◆ **Instructions for the task**
Where a line holds the string "chart", return that line.
─── Given data
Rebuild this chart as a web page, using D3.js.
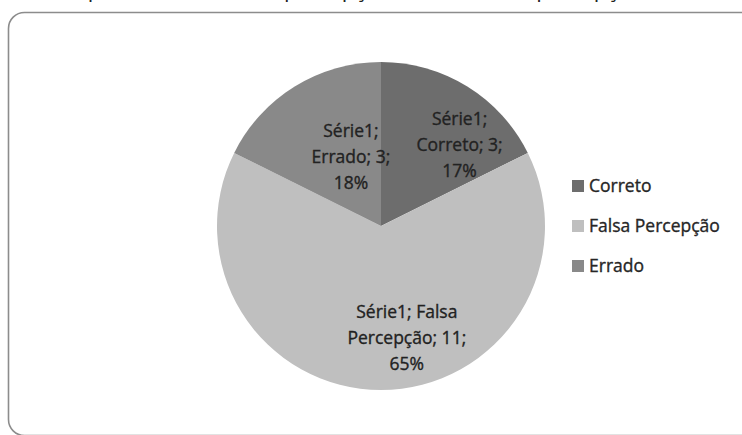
<!DOCTYPE html>
<html>
<head>
<meta charset="utf-8">
<script src="https://cdn.jsdelivr.net/npm/d3@7"></script>
<style>
  html, body { margin: 0; padding: 0; background: #fff; }
  svg { display: block; }
  text { font-family: "Open Sans", Lato, sans-serif; }
</style>
</head>
<body>
<svg id="chart" width="742" height="435"></svg>
<script>
// Respostas por categoria (Série1)
const categories = ["Correto", "Falsa Percepção", "Errado"];
const values = [3, 11, 3];
const percentLabels = ["17%", "65%", "18%"];
const seriesName = "Série1";
const titleText = "Gráfico 4 – Respostas dos alunos: percepção correta, falsa percepção ou erro na questão";

const sliceColors = ["#6d6d6d", "#bfbfbf", "#898989"];

const svg = d3.select("#chart");
const W = 742, H = 435;

// title running off the top edge
svg.append("text")
  .attr("x", W / 2 + 20)
  .attr("y", -3)
  .attr("text-anchor", "middle")
  .attr("font-size", 22)
  .attr("fill", "#222")
  .text(titleText);

// chart area frame
svg.append("rect")
  .attr("x", 8.5).attr("y", 12.5)
  .attr("width", 760).attr("height", 423)
  .attr("rx", 16).attr("ry", 16)
  .attr("fill", "#fff")
  .attr("stroke", "#8c8c8c")
  .attr("stroke-width", 1.6);

const cx = 381, cy = 226, R = 164;

const pie = d3.pie().sort(null).value(d => d.value);
const data = categories.map((c, i) => ({ name: c, value: values[i], pct: percentLabels[i], color: sliceColors[i] }));
const arcs = pie(data);
const arc = d3.arc().innerRadius(0).outerRadius(R);

const g = svg.append("g").attr("transform", `translate(${cx},${cy})`);

g.selectAll("path.slice")
  .data(arcs)
  .join("path")
  .attr("class", "slice")
  .attr("d", arc)
  .attr("fill", d => d.data.color);

// data labels: series; category; value; percentage
const labelLines = [
  d => [seriesName + ";", d.data.name + "; " + d.data.value + ";", d.data.pct],
  d => [seriesName + "; Falsa", "Percepção; " + d.data.value + ";", d.data.pct],
  d => [seriesName + ";", d.data.name + "; " + d.data.value + ";", d.data.pct]
];
// label anchor: angle (deg, clockwise from top) and distance from centre as share of radius
const labelAngle = [44, 167, -23.5];
const labelDist = [0.69, 0.70, 0.46];
const lineH = 26;

arcs.forEach((a, i) => {
  const ang = labelAngle[i] * Math.PI / 180;
  const r = R * labelDist[i];
  const x = Math.sin(ang) * r;
  const y = -Math.cos(ang) * r;
  const lines = labelLines[i](a);
  const t = g.append("text")
    .attr("text-anchor", "middle")
    .attr("font-size", 17.5)
    .attr("fill", "#222")
    .attr("stroke", "#222")
    .attr("stroke-width", 0.35);
  lines.forEach((ln, k) => {
    t.append("tspan")
      .attr("x", x)
      .attr("y", y + (k - (lines.length - 1) / 2) * lineH)
      .attr("dy", "0.35em")
      .text(ln);
  });
});

// legend
const legend = svg.append("g").attr("transform", "translate(572,186)");
const item = legend.selectAll("g.item")
  .data(data)
  .join("g")
  .attr("class", "item")
  .attr("transform", (d, i) => `translate(0,${i * 40})`);
item.append("rect")
  .attr("x", 0).attr("y", -6)
  .attr("width", 12).attr("height", 12)
  .attr("fill", d => d.color);
item.append("text")
  .attr("x", 17)
  .attr("y", 0)
  .attr("dy", "0.35em")
  .attr("font-size", 17.5)
  .attr("fill", "#262626")
  .attr("stroke", "#262626")
  .attr("stroke-width", 0.35)
  .text(d => d.name);
</script>
</body>
</html>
──────
◆ **Finished answer**
Rebuild this chart as a web page, using D3.js.
<svg id="chart" width="742" height="435"></svg>
const svg = d3.select("#chart");
// chart area frame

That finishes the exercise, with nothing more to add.